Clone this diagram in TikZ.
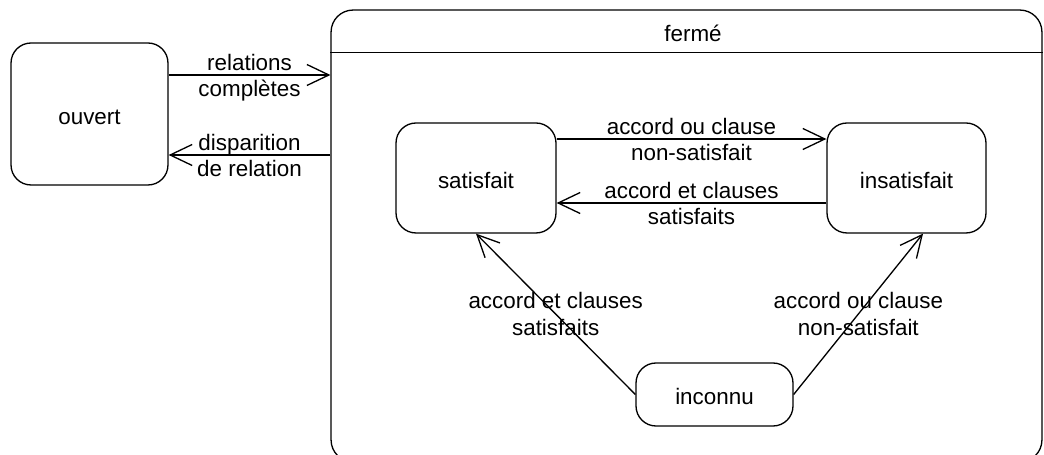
\documentclass[tikz,border=0pt]{standalone}
\usepackage{fontspec}
\setmainfont{Liberation Sans}
\usetikzlibrary{arrows.meta,calc}
\begin{document}
\begin{tikzpicture}[x=0.02cm,y=-0.02cm,line width=0.75pt,
  font=\fontsize{12.75}{15.3}\selectfont,
  state/.style={draw,rounded corners=0.4cm,inner sep=0pt,text height=0.42cm,text depth=0pt},
  arr/.style={-{Straight Barb[length=0.44cm,width=0.42cm]}},
  lbl/.style={align=center,inner sep=0pt},
  labup/.style={anchor=base,inner sep=0pt,yshift=0.09cm},
  labdown/.style={anchor=base,inner sep=0pt,yshift=-0.44cm}]
\useasboundingbox (0,0) rectangle (1044,455);
% etats
\node[state,minimum width=3.14cm,minimum height=2.84cm] (ouvert) at (89.5,114) {ouvert};
\node[draw,rounded corners=0.44cm,inner sep=0pt,minimum width=14.22cm,minimum height=9.04cm] (ferme) at (686.5,236) {};
\node[anchor=base] (titre) at (693,42) {fermé};
\draw ($(ferme.north west)+(0,43)$) -- ($(ferme.north east)+(0,43)$);
\node[state,minimum width=3.2cm,minimum height=2.2cm] (satisfait) at (476,178) {satisfait};
\node[state,minimum width=3.18cm,minimum height=2.2cm] (insatisfait) at (906.5,178) {insatisfait};
\node[state,minimum width=3.14cm,minimum height=1.26cm] (inconnu) at (714.5,394.5) {inconnu};
\coordinate (o1) at ($(ouvert.east)+(0,-39)$);
\coordinate (o2) at ($(ouvert.east)+(0,41)$);
\coordinate (s1) at ($(satisfait.east)+(0,-39)$);
\coordinate (s2) at ($(satisfait.east)+(0,25)$);
\draw[arr] (o1) -- (o1 -| ferme.west)
  node[labup,midway] {relations} node[labdown,midway] {complètes};
\draw[arr] (o2 -| ferme.west) -- (o2)
  node[labup,midway] {disparition} node[labdown,midway] {de relation};
\draw[arr] (s1) -- (s1 -| insatisfait.west)
  node[labup,midway] {accord ou clause} node[labdown,midway] {non-satisfait};
\draw[arr] (s2 -| insatisfait.west) -- (s2)
  node[labup,midway] {accord et clauses} node[labdown,midway] {satisfaits};
\draw[arr] (inconnu.west) -- (satisfait.south)
  node[lbl,midway] {accord et clauses\\satisfaits};
\draw[arr] (inconnu.east) -- ($(insatisfait.south)+(16.5,0)$)
  node[lbl,midway] {accord ou clause\\non-satisfait};
\end{tikzpicture}
\end{document}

-------

▶ _TASK REQUIREMENTS_: The data above should be repeated exactly, minus any pictures.

▶ _CORRECT RESULT_:
Clone this diagram in TikZ.
\documentclass[tikz,border=0pt]{standalone}
\usepackage{fontspec}
\setmainfont{Liberation Sans}
\usetikzlibrary{arrows.meta,calc}
\begin{document}
\begin{tikzpicture}[x=0.02cm,y=-0.02cm,line width=0.75pt,
  font=\fontsize{12.75}{15.3}\selectfont,
  state/.style={draw,rounded corners=0.4cm,inner sep=0pt,text height=0.42cm,text depth=0pt},
  arr/.style={-{Straight Barb[length=0.44cm,width=0.42cm]}},
  lbl/.style={align=center,inner sep=0pt},
  labup/.style={anchor=base,inner sep=0pt,yshift=0.09cm},
  labdown/.style={anchor=base,inner sep=0pt,yshift=-0.44cm}]
\useasboundingbox (0,0) rectangle (1044,455);
% etats
\node[state,minimum width=3.14cm,minimum height=2.84cm] (ouvert) at (89.5,114) {ouvert};
\node[draw,rounded corners=0.44cm,inner sep=0pt,minimum width=14.22cm,minimum height=9.04cm] (ferme) at (686.5,236) {};
\node[anchor=base] (titre) at (693,42) {fermé};
\draw ($(ferme.north west)+(0,43)$) -- ($(ferme.north east)+(0,43)$);
\node[state,minimum width=3.2cm,minimum height=2.2cm] (satisfait) at (476,178) {satisfait};
\node[state,minimum width=3.18cm,minimum height=2.2cm] (insatisfait) at (906.5,178) {insatisfait};
\node[state,minimum width=3.14cm,minimum height=1.26cm] (inconnu) at (714.5,394.5) {inconnu};
\coordinate (o1) at ($(ouvert.east)+(0,-39)$);
\coordinate (o2) at ($(ouvert.east)+(0,41)$);
\coordinate (s1) at ($(satisfait.east)+(0,-39)$);
\coordinate (s2) at ($(satisfait.east)+(0,25)$);
\draw[arr] (o1) -- (o1 -| ferme.west)
  node[labup,midway] {relations} node[labdown,midway] {complètes};
\draw[arr] (o2 -| ferme.west) -- (o2)
  node[labup,midway] {disparition} node[labdown,midway] {de relation};
\draw[arr] (s1) -- (s1 -| insatisfait.west)
  node[labup,midway] {accord ou clause} node[labdown,midway] {non-satisfait};
\draw[arr] (s2 -| insatisfait.west) -- (s2)
  node[labup,midway] {accord et clauses} node[labdown,midway] {satisfaits};
\draw[arr] (inconnu.west) -- (satisfait.south)
  node[lbl,midway] {accord et clauses\\satisfaits};
\draw[arr] (inconnu.east) -- ($(insatisfait.south)+(16.5,0)$)
  node[lbl,midway] {accord ou clause\\non-satisfait};
\end{tikzpicture}
\end{document}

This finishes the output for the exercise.